É inegável que um trabalhador tem o direito de receber o dinheiro se há uma decisão favorável da Justiça, mas a indenização dele fica garantida quando o empregador [recorre e deixa] bens em juízo. O juiz pode dizer “essa garantia não é boa, eu quero que deposite em dinheiro”, aí o empregador deposita o dinheiro em juízo, fica à disposição da Justiça enquanto a defesa recorre, não é para pagar imediatamente para o empregado [porque o processo ainda não terminou].

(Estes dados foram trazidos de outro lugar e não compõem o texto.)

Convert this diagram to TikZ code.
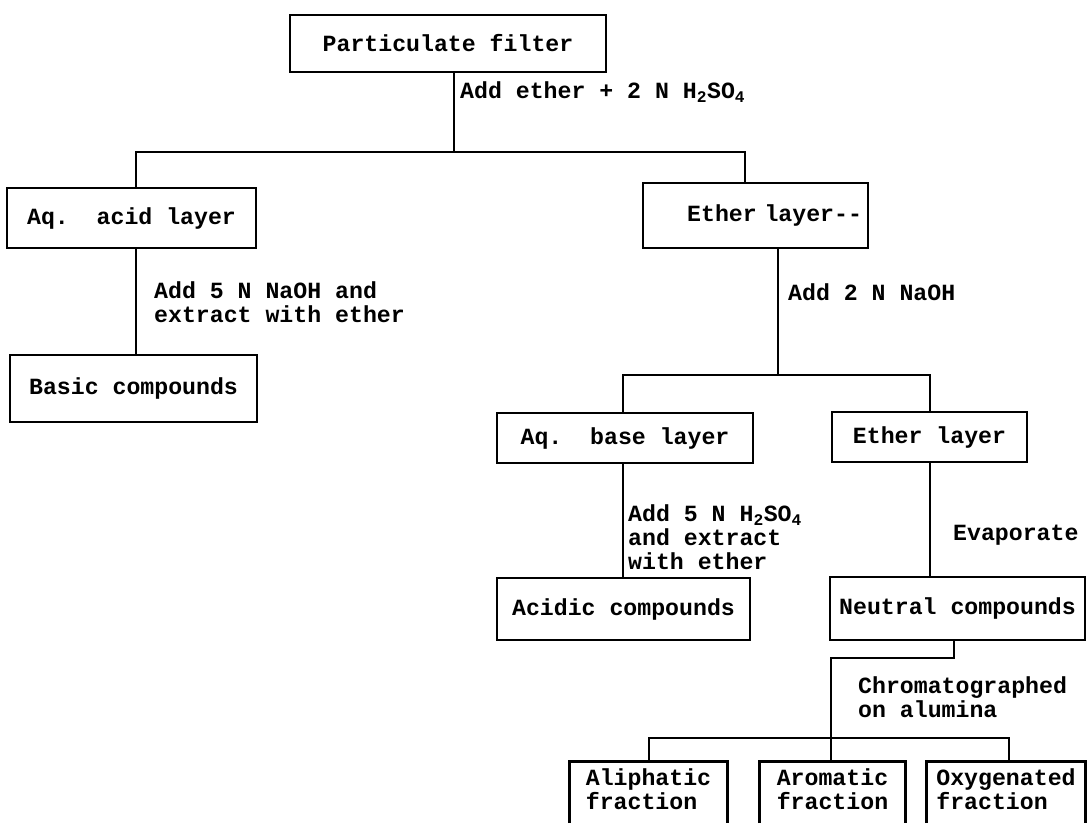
\documentclass[tikz,border=0pt]{standalone}
\usepackage{fontspec}
\newfontfamily\tw{Liberation Mono}
\frenchspacing
\tikzset{
  txt/.style={font=\tw\bfseries\fontsize{23.2}{24}\selectfont},
  box/.style={txt, draw, line width=2.8pt, inner sep=0pt},
  openbox/.style={txt, inner sep=0pt, align=left},
  lbl/.style={txt, anchor=west, align=left, inner sep=0pt},
  conn/.style={line width=2.6pt}
}
\begin{document}
\begin{tikzpicture}[x=1pt,y=-1pt]
\useasboundingbox[fill=white] (0,0) rectangle (1088,823);
% boxes
\node[box, minimum width=316pt, minimum height=57pt] (P) at (448,43.5) {Particulate filter};
\node[box, minimum width=249pt, minimum height=60pt] (acid) at (131.5,218) {Aq.\ \ acid layer};
\node[box, text width=213pt, inner xsep=6pt, align=right, minimum height=65pt] (ether1) at (755.5,215.5) {Ether layer-{}-};
\node[box, minimum width=247pt, minimum height=67pt] (basic) at (133.5,388.5) {Basic compounds};
\node[box, minimum width=256pt, minimum height=50pt] (base) at (625,438) {Aq.\ \ base layer};
\node[box, minimum width=195pt, minimum height=50pt] (ether2) at (929.5,437) {Ether layer};
\node[box, minimum width=253pt, minimum height=62pt] (acidic) at (623.5,609) {Acidic compounds};
\node[box, minimum width=255pt, minimum height=63pt] (neutral) at (957.5,608.5) {Neutral compounds};
\node[openbox, minimum width=157pt, minimum height=54pt] (aliph) at (648.5,789) {Aliphatic\\fraction};
\node[openbox, minimum width=145pt, minimum height=54pt] (arom) at (832.5,789) {Aromatic\\fraction};
\node[openbox, minimum width=158pt, minimum height=54pt] (oxy) at (1006,789) {Oxygenated\\fraction};
\coordinate (bot) at (0,823);
\foreach \b in {aliph,arom,oxy}{
  \draw[line width=2.8pt] (\b.west |- bot) -- (\b.north west) -- (\b.north east) -- (\b.east |- bot);
}
% junction points
\coordinate (j1) at (454,152);
\coordinate (j1L) at (136,152);
\coordinate (j1R) at (745,152);
\coordinate (s2) at (136,300);
\coordinate (j2) at (778,375);
\coordinate (j2L) at (623,375);
\coordinate (j2R) at (930,375);
\coordinate (k1) at (954,658);
\coordinate (k2) at (831,658);
\coordinate (j3L) at (649,738);
\coordinate (j3R) at (1009,738);
% connectors
\draw[conn] (P.south -| j1) -- (j1);
\draw[conn] (acid.north -| j1L) -- (j1L) -- (j1R) -- (ether1.north -| j1R);
\draw[conn] (acid.south -| s2) -- (basic.north -| s2);
\draw[conn] (ether1.south -| j2) -- (j2);
\draw[conn] (base.north -| j2L) -- (j2L) -- (j2R) -- (ether2.north -| j2R);
\draw[conn] (base.south -| j2L) -- (acidic.north -| j2L);
\draw[conn] (ether2.south -| j2R) -- (neutral.north -| j2R);
\draw[conn] (neutral.south -| k1) -- (k1) -- (k2) -- (arom.north -| k2);
\draw[conn] (aliph.north -| j3L) -- (j3L) -- (j3R) -- (oxy.north -| j3R);
% labels
\node[lbl] (l1) at (460,92) {Add ether + 2 N H\textsubscript{2}SO\textsubscript{4}};
\node[lbl] (l2) at (154,302) {Add 5 N NaOH and\\extract with ether};
\node[lbl] (l3) at (788,292) {Add 2 N NaOH};
\node[lbl] (l4) at (628,537) {Add 5 N H\textsubscript{2}SO\textsubscript{4}\\and extract\\with ether};
\node[lbl] (l5) at (953,535) {Evaporate};
\node[lbl] (l6) at (858,697) {Chromatographed\\on alumina};
\end{tikzpicture}
\end{document}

São escalas de bens diferentes. Não se pode colocar no mesmo cesto um direito como liberdade individual e patrimônio, porque se a empresa recorre e deposita o dinheiro em juízo o patrimônio devido ao empregado está garantido até que ocorra uma sentença final.
A execução provisória de sentenças em segunda instância no caso de processos trabalhistas e cíveis já ocorre há muito tempo. Na maioria das vezes, o juiz determina a execução provisória e a defesa apresenta embargos de execução, alegando que prefere depositar a indenização em juízo ou colocar um bem a penhora enquanto recorre da decisão. A defesa pode argumentar que a execução não é definitiva, está incorreta, mas que vai garantir a disponibilidade dos recursos para pagamento de indenização em juízo, mas não à disposição do empregado porque ainda é possível apresentar recursos. Ou seja, esse valor é depositado como garantia, não diretamente ao empregado.
No processo criminal isso não existe, não tem como “deixar a liberdade como garantia”. Ter a liberdade pessoal em xeque pelo risco de prisão e a execução pecuniária são coisas completamente diferentes.
Um dos argumentos dos ministros do Supremo para permitir a prisão em segunda instância era o risco de prescrição dos casos [quando o Estado demora para julgar ou executar a pena e o processo caduca]. Os processos trabalhistas e cíveis, porém, não prescrevem. Se a ação foi ajuizada, a prescrição está interrompida.